Don’t forget to pay tolls on time – they can add up quickly

If you don’t pay your tolls, after 80 days you’ll receive
this envelope with a notice of civil penalty.
This week we started a new toll enforcement program to help collect tolls from drivers who crossed the SR 520 and Tacoma Narrows bridges and have not yet paid their toll bill.

Previously, Tacoma Narrows Bridge drivers who didn’t pay at the toll booths or have a Good To Go! account were sent a $52 ticket. Now, drivers have 80 days to pay the toll before receiving a notice of civil penalty.

If you want to dispute a penalty, you will find a more customer friendly dispute-resolution process – and more revenue goes back to the bridges. Under the old process, only $12 of the $52 infraction went back to the Tacoma Narrows Bridge. The new program allows us to put collected tolls, fees and penalties back into paying for each bridge.


What is a notice of civil penalty?

A civil penalty includes more than just the toll. After 80 days, owners of registered vehicles must pay the toll, a $40 penalty and any additional fees.

Let’s say you crossed the SR 520 bridge during the peak commute time without a Good To Go! account. We’ll mail a bill to the driver within 14 days.  Those who don’t pay within 15 days get a second bill with a $5 reprocessing fee. The longer you wait, the costlier it gets. Drivers with unpaid tolls receive a notice of civil penalty and a $40 fine in addition to the late fee for each toll left unpaid after 80 days.

Example of how tolls can add up:

    First bill: $5 toll = $5 total
    Second bill: $5 toll + $5 reprocessing fee = $10 total
    Notice of Civil Penalty: $5 toll + $5 reprocessing fee + $40 civil penalty = $50 total


What should I do if receive a civil penalty?

Similar to a parking ticket, you shouldn’t ignore your penalty. If you receive a notice you have two options: pay or dispute. If you don’t believe you’re responsible for the penalty you can dispute in writing or request a hearing. Hearings will take place at a public court in Fife or at the Good To Go! customer service center off I-5 in north Seattle.

Unlike traffic court, toll enforcement judges are unable to reduce penalty amounts. They can only make a judgment on whether the vehicle owner is responsible for the tolls or not. Watch our video on YouTube to learn more about the dispute process.
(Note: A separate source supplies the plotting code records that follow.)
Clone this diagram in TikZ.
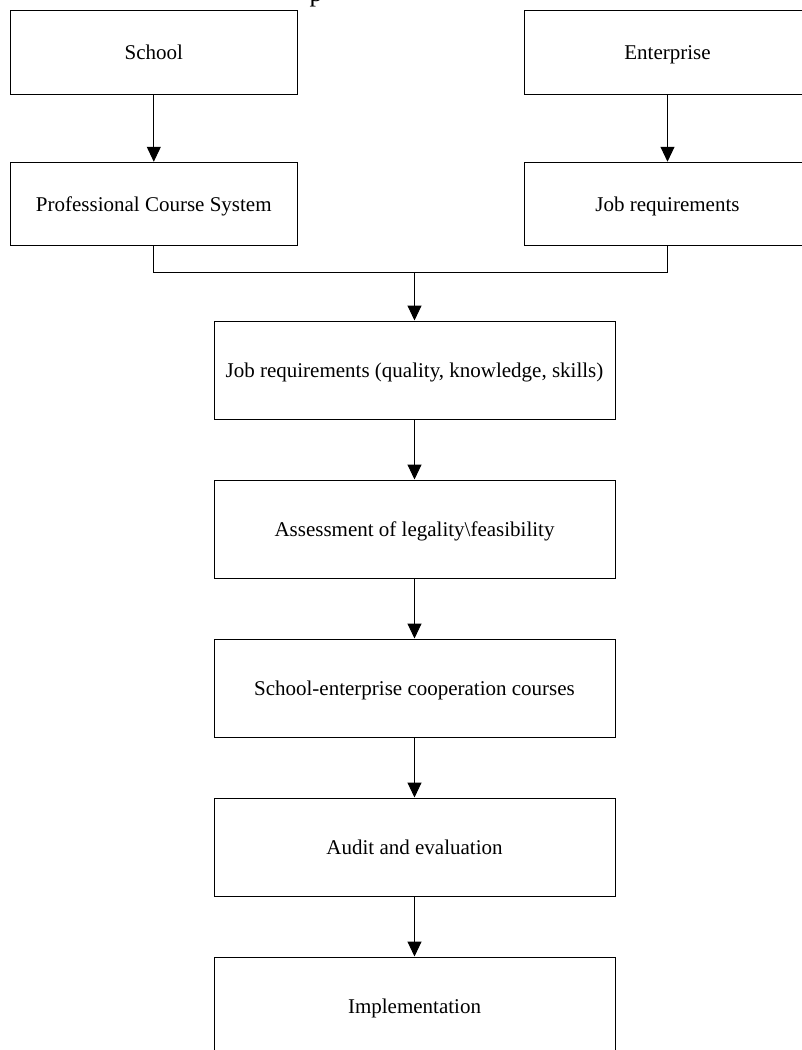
\documentclass[tikz,border=0pt]{standalone}
\usepackage{fontspec}
\setmainfont{Liberation Serif}
\usetikzlibrary{arrows.meta}
\begin{document}
\begin{tikzpicture}[x=1pt,y=-1pt,
  every node/.style={font=\fontsize{21}{25}\selectfont},
  stepbox/.style={draw=black, line width=1pt, rectangle, inner sep=0pt,
    text height=14pt, text depth=0pt},
  topbox/.style={stepbox, minimum width=287pt, minimum height=83.5pt},
  flowbox/.style={stepbox, minimum width=401pt, minimum height=98pt},
  link/.style={draw=black, line width=1pt},
  arrowlink/.style={link, -{Triangle[length=15pt,width=14pt]}}
]
\useasboundingbox (0,0) rectangle (802,1050);

% remnant of the heading above the chart
\node[anchor=base west, inner sep=0pt, font=\fontsize{26}{30}\selectfont] (head) at (309.5,1.5) {p};

% two source columns
\node[topbox] (school) at (153.8,52.3) {School};
\node[topbox] (pcs) at (153.8,204) {Professional Course System};
\node[topbox] (ent) at (667.5,52.3) {Enterprise};
\node[topbox] (job) at (667.5,204) {Job requirements};

% main sequence
\node[flowbox] (jobq) at (414.5,370) {Job requirements (quality, knowledge, skills)};
\node[flowbox] (assess) at (414.5,529) {Assessment of legality\textbackslash feasibility};
\node[flowbox] (coop) at (414.5,688) {School-enterprise cooperation courses};
\node[flowbox] (audit) at (414.5,847) {Audit and evaluation};
\node[flowbox] (impl) at (414.5,1006) {Implementation};

\coordinate (join) at (414.5,272.5);

\draw[arrowlink] (school.south) -- (pcs.north);
\draw[arrowlink] (ent.south) -- (job.north);
\draw[link] (pcs.south) |- (join) -| (job.south);
\draw[arrowlink] (join) -- (jobq.north);
\draw[arrowlink] (jobq.south) -- (assess.north);
\draw[arrowlink] (assess.south) -- (coop.north);
\draw[arrowlink] (coop.south) -- (audit.north);
\draw[arrowlink] (audit.south) -- (impl.north);
\end{tikzpicture}
\end{document}
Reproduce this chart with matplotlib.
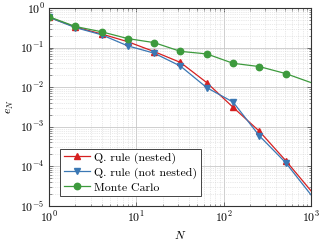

Avoid receiving a civil penalty in the future

It’s easy to avoid additional fees or a civil penalty:
  • Keep your eyes open for a toll bill in the mail about 14 days after using a tolled bridge.
  • Make sure to pay your first toll bill within 15 days of receiving it.
  • Double-check your info with the Department of Licensing to confirm your address is current since tolls bills are sent to the registered vehicle owner.
You can choose not to receive a toll bill in the mail by signing up for a Good To Go! account. No bill plus you’ll get the lowest toll rate.